Omit pictures and quote the listing below line by line, from its start through the line that holds "plt.rcParams['mathtext.fontset'] = 'cm'".
-.-.-
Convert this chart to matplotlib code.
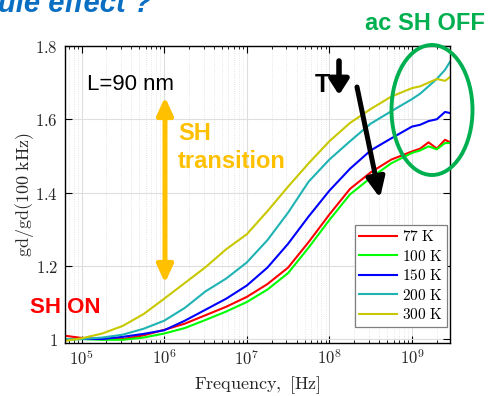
import numpy as np
import matplotlib
matplotlib.use("Agg")
import matplotlib.pyplot as plt
from matplotlib.patches import Ellipse, FancyArrowPatch
from matplotlib.ticker import FixedLocator, FixedFormatter, LogLocator, NullFormatter

plt.rcParams['mathtext.fontset'] = 'cm'

# ---- data (log10 of frequency in Hz) ----
log_freq = [4.8, 5.0, 5.25, 5.5, 5.75, 6.0, 6.25, 6.5, 6.75, 7.0, 7.25, 7.5, 7.75,
            8.0, 8.25, 8.5, 8.75, 9.0, 9.1, 9.2, 9.3, 9.4, 9.46]
gd_77K = [1.009, 1.003, 1.000, 1.000, 1.010, 1.025, 1.042, 1.065, 1.088, 1.115, 1.150, 1.195, 1.265,
          1.340, 1.410, 1.455, 1.490, 1.512, 1.520, 1.537, 1.520, 1.544, 1.537]
gd_100K = [0.998, 1.000, 0.998, 0.998, 1.004, 1.015, 1.030, 1.052, 1.075, 1.101, 1.135, 1.180, 1.250,
           1.325, 1.395, 1.440, 1.480, 1.508, 1.515, 1.526, 1.518, 1.535, 1.535]
gd_150K = [1.000, 1.000, 1.000, 1.006, 1.014, 1.024, 1.050, 1.080, 1.110, 1.146, 1.195, 1.260, 1.335,
           1.405, 1.465, 1.515, 1.548, 1.580, 1.585, 1.595, 1.600, 1.620, 1.617]
gd_200K = [1.000, 1.000, 1.004, 1.012, 1.028, 1.050, 1.085, 1.130, 1.165, 1.209, 1.270, 1.345, 1.430,
           1.490, 1.540, 1.588, 1.622, 1.655, 1.670, 1.690, 1.710, 1.735, 1.757]
gd_300K = [0.995, 1.002, 1.015, 1.036, 1.068, 1.110, 1.153, 1.196, 1.245, 1.286, 1.349, 1.416, 1.480,
           1.540, 1.590, 1.628, 1.662, 1.685, 1.690, 1.700, 1.710, 1.705, 1.715]

series = [gd_77K, gd_100K, gd_150K, gd_200K, gd_300K]
labels = ['77 K', '100 K', '150 K', '200 K', '300 K']
colors = ['#ff0000', '#00ff00', '#0000ff', '#1fb3b3', '#c8c800']

xtick_vals = [1e5, 1e6, 1e7, 1e8, 1e9]
xtick_labels = [r'$10^{5}$', r'$10^{6}$', r'$10^{7}$', r'$10^{8}$', r'$10^{9}$']
ytick_vals = [1.0, 1.2, 1.4, 1.6, 1.8]
ytick_labels = [r'$1$', r'$1.2$', r'$1.4$', r'$1.6$', r'$1.8$']

W, H = 488, 396
fig = plt.figure(figsize=(W / 100, H / 100), dpi=100)
ax = fig.add_axes([65 / W, 1 - 342.7 / H, (450 - 65) / W, (342.7 - 46) / H])

freq = 10 ** np.array(log_freq)
for vals, lab, col in zip(series, labels, colors):
    ax.plot(freq, vals, color=col, lw=1.5, label=r'$\mathrm{' + lab.replace(' ', r'\ ') + '}$')

ax.set_xscale('log')
ax.set_xlim(10 ** 4.8, 10 ** 9.46)
ax.set_ylim(0.99, 1.8)
ax.xaxis.set_major_locator(FixedLocator(xtick_vals))
ax.xaxis.set_major_formatter(FixedFormatter(xtick_labels))
ax.xaxis.set_minor_locator(LogLocator(base=10, subs=np.arange(2, 10)))
ax.xaxis.set_minor_formatter(NullFormatter())
ax.yaxis.set_major_locator(FixedLocator(ytick_vals))
ax.yaxis.set_major_formatter(FixedFormatter(ytick_labels))

ax.tick_params(which='both', direction='in', top=True, right=True, labelsize=12,
               color='black', labelcolor='#262626')
ax.tick_params(which='major', length=5, width=0.8, pad=5)
ax.tick_params(which='minor', length=2.5, width=0.6)
for sp in ax.spines.values():
    sp.set_linewidth(1.0)

ax.grid(which='major', color='#dedede', lw=0.8)
ax.grid(which='minor', axis='x', color='#dedede', lw=0.6, ls=':')
ax.set_axisbelow(True)

ax.set_xlabel(r'$\mathrm{Frequency,\ [Hz]}$', fontsize=13, labelpad=4, color='#262626')
ax.set_ylabel(r'$\mathrm{gd/gd(100\ kHz)}$', fontsize=13, labelpad=-0.5, color='#262626')

leg = ax.legend(loc='lower right', bbox_to_anchor=((447 - 65) / 385, (342.7 - 327) / 296.7),
                borderaxespad=0, fontsize=11, handlelength=2.5, labelspacing=0.3,
                borderpad=0.3, handletextpad=0.3, fancybox=False, framealpha=1,
                edgecolor='#7f7f7f')
leg.get_frame().set_linewidth(0.9)


def fx(x):
    return x / W


def fy(y):
    return 1 - y / H


sans = 'Liberation Sans'
# partial title at very top (cut off in the reference too)
fig.text(fx(152), fy(11.5), 'Joule effect ?', ha='right', va='baseline', fontsize=21,
         family=sans, weight='bold', style='italic', color='#0a6fc2')
fig.text(fx(365), fy(30), 'ac SH OFF', ha='left', va='baseline', fontsize=17,
         family=sans, weight='bold', color='#00b050')
fig.text(fx(87), fy(90), 'L=90 nm', ha='left', va='baseline', fontsize=16,
         family=sans, color='black')
fig.text(fx(178), fy(140), 'SH', ha='left', va='baseline', fontsize=17,
         family=sans, weight='bold', color='#ffc000')
fig.text(fx(178), fy(168), 'transition', ha='left', va='baseline', fontsize=17,
         family=sans, weight='bold', color='#ffc000')
fig.text(fx(30), fy(312.7), 'SH ON', ha='left', va='baseline', fontsize=16,
         family=sans, weight='bold', color='#ff0000')
fig.text(fx(315), fy(92), 'T', ha='left', va='baseline', fontsize=18,
         family=sans, weight='bold', color='black')


def arrow(x0, y0, x1, y1, color, lw, hl, hw, style='-|>'):
    fig.add_artist(FancyArrowPatch(
        (fx(x0), fy(y0)), (fx(x1), fy(y1)), transform=fig.transFigure,
        arrowstyle=f'{style},head_length={hl},head_width={hw}', mutation_scale=10,
        color=color, lw=lw, shrinkA=0, shrinkB=0))


arrow(165, 97, 165, 283, '#ffc000', 3.6, 1.05, 0.48, style='<|-|>')
arrow(339, 61, 339, 95, 'black', 4.0, 0.9, 0.58)
arrow(357, 87, 380, 198, 'black', 3.6, 1.2, 0.55)

fig.add_artist(Ellipse((fx(432), fy(110)), 81 / W, 130 / H, transform=fig.transFigure,
                       fill=False, edgecolor='#00b050', lw=2.8))

fig.savefig('out.png', dpi=100)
-.-.-
> **Written response**
Convert this chart to matplotlib code.
import numpy as np
import matplotlib
matplotlib.use("Agg")
import matplotlib.pyplot as plt
from matplotlib.patches import Ellipse, FancyArrowPatch
from matplotlib.ticker import FixedLocator, FixedFormatter, LogLocator, NullFormatter

plt.rcParams['mathtext.fontset'] = 'cm'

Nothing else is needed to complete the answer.